Copy all lines below exactly as written. Leave pictures out.

_ _ _ _ _

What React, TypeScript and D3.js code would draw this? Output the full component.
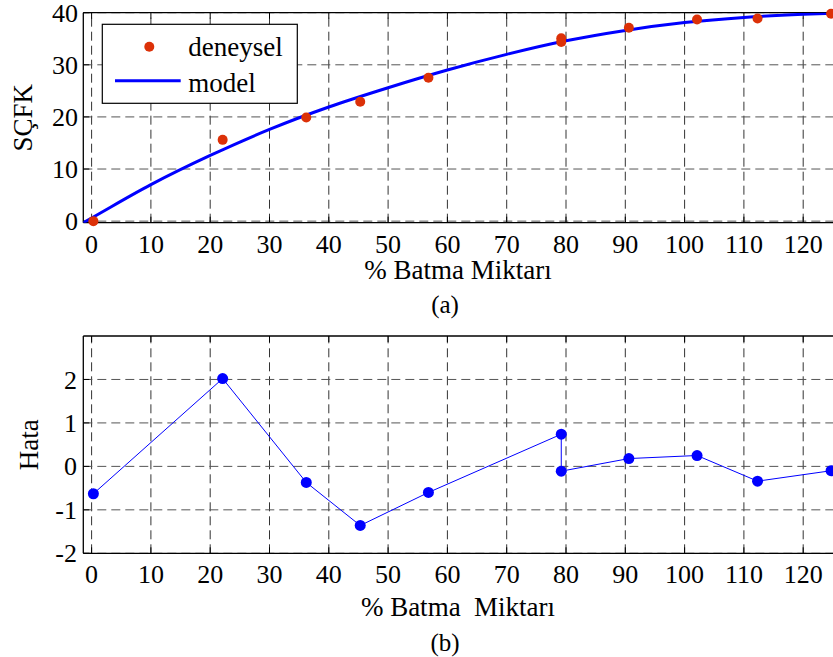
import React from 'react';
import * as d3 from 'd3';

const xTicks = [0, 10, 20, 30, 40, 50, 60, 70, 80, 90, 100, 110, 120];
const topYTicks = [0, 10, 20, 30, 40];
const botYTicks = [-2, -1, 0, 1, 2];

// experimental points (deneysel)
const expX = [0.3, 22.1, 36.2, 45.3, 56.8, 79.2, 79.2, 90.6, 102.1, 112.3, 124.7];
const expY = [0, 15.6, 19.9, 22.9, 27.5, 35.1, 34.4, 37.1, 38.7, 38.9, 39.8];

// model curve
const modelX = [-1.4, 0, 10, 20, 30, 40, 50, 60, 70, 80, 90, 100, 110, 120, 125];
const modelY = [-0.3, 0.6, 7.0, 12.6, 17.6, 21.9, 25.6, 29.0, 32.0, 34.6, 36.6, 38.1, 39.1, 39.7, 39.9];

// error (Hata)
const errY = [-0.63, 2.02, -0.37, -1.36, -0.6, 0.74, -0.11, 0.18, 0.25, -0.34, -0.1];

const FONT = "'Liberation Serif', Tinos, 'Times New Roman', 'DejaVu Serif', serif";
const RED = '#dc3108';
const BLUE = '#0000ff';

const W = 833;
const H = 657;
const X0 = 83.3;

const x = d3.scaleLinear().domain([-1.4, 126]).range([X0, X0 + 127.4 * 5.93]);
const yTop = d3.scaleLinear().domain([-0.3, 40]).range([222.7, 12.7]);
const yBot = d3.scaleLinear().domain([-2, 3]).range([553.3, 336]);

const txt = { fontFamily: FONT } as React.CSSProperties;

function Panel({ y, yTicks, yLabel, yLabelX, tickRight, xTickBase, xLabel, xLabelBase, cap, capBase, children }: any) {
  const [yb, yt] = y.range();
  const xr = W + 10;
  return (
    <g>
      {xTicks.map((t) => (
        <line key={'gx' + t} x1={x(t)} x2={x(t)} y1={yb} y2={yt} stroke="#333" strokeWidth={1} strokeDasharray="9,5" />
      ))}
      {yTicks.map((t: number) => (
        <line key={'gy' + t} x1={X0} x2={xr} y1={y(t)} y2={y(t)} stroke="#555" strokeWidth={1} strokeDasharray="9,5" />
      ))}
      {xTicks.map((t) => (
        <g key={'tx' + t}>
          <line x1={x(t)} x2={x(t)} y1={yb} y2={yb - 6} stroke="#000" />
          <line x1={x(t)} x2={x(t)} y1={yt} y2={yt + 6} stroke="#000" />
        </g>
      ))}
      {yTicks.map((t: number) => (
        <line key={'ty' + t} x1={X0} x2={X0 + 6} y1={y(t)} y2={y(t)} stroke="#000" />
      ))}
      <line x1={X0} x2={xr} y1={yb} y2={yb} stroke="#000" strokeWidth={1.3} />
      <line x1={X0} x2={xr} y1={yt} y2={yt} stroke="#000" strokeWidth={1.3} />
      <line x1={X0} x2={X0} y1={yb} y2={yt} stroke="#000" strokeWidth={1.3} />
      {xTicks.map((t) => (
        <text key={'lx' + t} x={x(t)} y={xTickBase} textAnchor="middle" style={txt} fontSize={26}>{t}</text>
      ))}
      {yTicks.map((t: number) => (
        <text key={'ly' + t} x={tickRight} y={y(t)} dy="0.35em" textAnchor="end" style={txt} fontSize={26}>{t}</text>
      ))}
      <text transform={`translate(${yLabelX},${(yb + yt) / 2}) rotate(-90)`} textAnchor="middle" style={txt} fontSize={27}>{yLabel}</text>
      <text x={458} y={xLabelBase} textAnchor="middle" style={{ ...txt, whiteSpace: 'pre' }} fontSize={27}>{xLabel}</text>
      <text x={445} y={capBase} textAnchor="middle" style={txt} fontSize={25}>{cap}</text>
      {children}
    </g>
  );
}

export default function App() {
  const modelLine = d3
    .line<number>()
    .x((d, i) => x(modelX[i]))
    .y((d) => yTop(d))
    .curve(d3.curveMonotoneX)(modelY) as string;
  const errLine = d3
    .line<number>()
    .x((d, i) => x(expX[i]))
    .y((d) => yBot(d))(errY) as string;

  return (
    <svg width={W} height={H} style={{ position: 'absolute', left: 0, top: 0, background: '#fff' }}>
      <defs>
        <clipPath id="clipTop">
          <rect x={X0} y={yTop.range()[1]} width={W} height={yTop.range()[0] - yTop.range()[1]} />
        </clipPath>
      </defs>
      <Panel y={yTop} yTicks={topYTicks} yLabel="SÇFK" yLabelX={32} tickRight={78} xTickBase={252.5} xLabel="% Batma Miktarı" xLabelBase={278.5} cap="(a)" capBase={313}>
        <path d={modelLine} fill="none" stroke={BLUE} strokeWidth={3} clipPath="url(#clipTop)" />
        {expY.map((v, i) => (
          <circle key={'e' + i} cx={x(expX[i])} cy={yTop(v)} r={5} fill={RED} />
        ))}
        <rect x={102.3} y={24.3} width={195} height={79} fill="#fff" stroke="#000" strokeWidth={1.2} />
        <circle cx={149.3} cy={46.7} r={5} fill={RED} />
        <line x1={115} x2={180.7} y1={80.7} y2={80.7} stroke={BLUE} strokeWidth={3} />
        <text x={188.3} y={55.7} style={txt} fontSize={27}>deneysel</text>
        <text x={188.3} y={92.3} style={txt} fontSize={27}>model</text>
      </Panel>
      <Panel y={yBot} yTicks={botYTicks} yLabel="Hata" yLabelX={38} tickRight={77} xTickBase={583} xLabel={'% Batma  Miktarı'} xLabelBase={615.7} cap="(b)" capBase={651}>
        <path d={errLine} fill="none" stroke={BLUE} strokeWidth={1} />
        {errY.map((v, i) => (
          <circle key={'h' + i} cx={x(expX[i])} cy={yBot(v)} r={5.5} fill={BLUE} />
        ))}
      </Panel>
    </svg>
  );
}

_ _ _ _ _

■ **Exercise result**:
What React, TypeScript and D3.js code would draw this? Output the full component.
import React from 'react';
import * as d3 from 'd3';

const xTicks = [0, 10, 20, 30, 40, 50, 60, 70, 80, 90, 100, 110, 120];
const topYTicks = [0, 10, 20, 30, 40];
const botYTicks = [-2, -1, 0, 1, 2];

// experimental points (deneysel)
const expX = [0.3, 22.1, 36.2, 45.3, 56.8, 79.2, 79.2, 90.6, 102.1, 112.3, 124.7];
const expY = [0, 15.6, 19.9, 22.9, 27.5, 35.1, 34.4, 37.1, 38.7, 38.9, 39.8];

// model curve
const modelX = [-1.4, 0, 10, 20, 30, 40, 50, 60, 70, 80, 90, 100, 110, 120, 125];
const modelY = [-0.3, 0.6, 7.0, 12.6, 17.6, 21.9, 25.6, 29.0, 32.0, 34.6, 36.6, 38.1, 39.1, 39.7, 39.9];

// error (Hata)
const errY = [-0.63, 2.02, -0.37, -1.36, -0.6, 0.74, -0.11, 0.18, 0.25, -0.34, -0.1];

const FONT = "'Liberation Serif', Tinos, 'Times New Roman', 'DejaVu Serif', serif";
const RED = '#dc3108';
const BLUE = '#0000ff';

const W = 833;
const H = 657;
const X0 = 83.3;

const x = d3.scaleLinear().domain([-1.4, 126]).range([X0, X0 + 127.4 * 5.93]);
const yTop = d3.scaleLinear().domain([-0.3, 40]).range([222.7, 12.7]);
const yBot = d3.scaleLinear().domain([-2, 3]).range([553.3, 336]);

const txt = { fontFamily: FONT } as React.CSSProperties;

function Panel({ y, yTicks, yLabel, yLabelX, tickRight, xTickBase, xLabel, xLabelBase, cap, capBase, children }: any) {
  const [yb, yt] = y.range();
  const xr = W + 10;
  return (
    <g>
      {xTicks.map((t) => (
        <line key={'gx' + t} x1={x(t)} x2={x(t)} y1={yb} y2={yt} stroke="#333" strokeWidth={1} strokeDasharray="9,5" />
      ))}
      {yTicks.map((t: number) => (
        <line key={'gy' + t} x1={X0} x2={xr} y1={y(t)} y2={y(t)} stroke="#555" strokeWidth={1} strokeDasharray="9,5" />
      ))}
      {xTicks.map((t) => (
        <g key={'tx' + t}>
          <line x1={x(t)} x2={x(t)} y1={yb} y2={yb - 6} stroke="#000" />
          <line x1={x(t)} x2={x(t)} y1={yt} y2={yt + 6} stroke="#000" />
        </g>
      ))}
      {yTicks.map((t: number) => (
        <line key={'ty' + t} x1={X0} x2={X0 + 6} y1={y(t)} y2={y(t)} stroke="#000" />
      ))}
      <line x1={X0} x2={xr} y1={yb} y2={yb} stroke="#000" strokeWidth={1.3} />
      <line x1={X0} x2={xr} y1={yt} y2={yt} stroke="#000" strokeWidth={1.3} />
      <line x1={X0} x2={X0} y1={yb} y2={yt} stroke="#000" strokeWidth={1.3} />
      {xTicks.map((t) => (
        <text key={'lx' + t} x={x(t)} y={xTickBase} textAnchor="middle" style={txt} fontSize={26}>{t}</text>
      ))}
      {yTicks.map((t: number) => (
        <text key={'ly' + t} x={tickRight} y={y(t)} dy="0.35em" textAnchor="end" style={txt} fontSize={26}>{t}</text>
      ))}
      <text transform={`translate(${yLabelX},${(yb + yt) / 2}) rotate(-90)`} textAnchor="middle" style={txt} fontSize={27}>{yLabel}</text>
      <text x={458} y={xLabelBase} textAnchor="middle" style={{ ...txt, whiteSpace: 'pre' }} fontSize={27}>{xLabel}</text>
      <text x={445} y={capBase} textAnchor="middle" style={txt} fontSize={25}>{cap}</text>
      {children}
    </g>
  );
}

export default function App() {
  const modelLine = d3
    .line<number>()
    .x((d, i) => x(modelX[i]))
    .y((d) => yTop(d))
    .curve(d3.curveMonotoneX)(modelY) as string;
  const errLine = d3
    .line<number>()
    .x((d, i) => x(expX[i]))
    .y((d) => yBot(d))(errY) as string;

  return (
    <svg width={W} height={H} style={{ position: 'absolute', left: 0, top: 0, background: '#fff' }}>
      <defs>
        <clipPath id="clipTop">
          <rect x={X0} y={yTop.range()[1]} width={W} height={yTop.range()[0] - yTop.range()[1]} />
        </clipPath>
      </defs>
      <Panel y={yTop} yTicks={topYTicks} yLabel="SÇFK" yLabelX={32} tickRight={78} xTickBase={252.5} xLabel="% Batma Miktarı" xLabelBase={278.5} cap="(a)" capBase={313}>
        <path d={modelLine} fill="none" stroke={BLUE} strokeWidth={3} clipPath="url(#clipTop)" />
        {expY.map((v, i) => (
          <circle key={'e' + i} cx={x(expX[i])} cy={yTop(v)} r={5} fill={RED} />
        ))}
        <rect x={102.3} y={24.3} width={195} height={79} fill="#fff" stroke="#000" strokeWidth={1.2} />
        <circle cx={149.3} cy={46.7} r={5} fill={RED} />
        <line x1={115} x2={180.7} y1={80.7} y2={80.7} stroke={BLUE} strokeWidth={3} />
        <text x={188.3} y={55.7} style={txt} fontSize={27}>deneysel</text>
        <text x={188.3} y={92.3} style={txt} fontSize={27}>model</text>
      </Panel>
      <Panel y={yBot} yTicks={botYTicks} yLabel="Hata" yLabelX={38} tickRight={77} xTickBase={583} xLabel={'% Batma  Miktarı'} xLabelBase={615.7} cap="(b)" capBase={651}>
        <path d={errLine} fill="none" stroke={BLUE} strokeWidth={1} />
        {errY.map((v, i) => (
          <circle key={'h' + i} cx={x(expX[i])} cy={yBot(v)} r={5.5} fill={BLUE} />
        ))}
      </Panel>
    </svg>
  );
}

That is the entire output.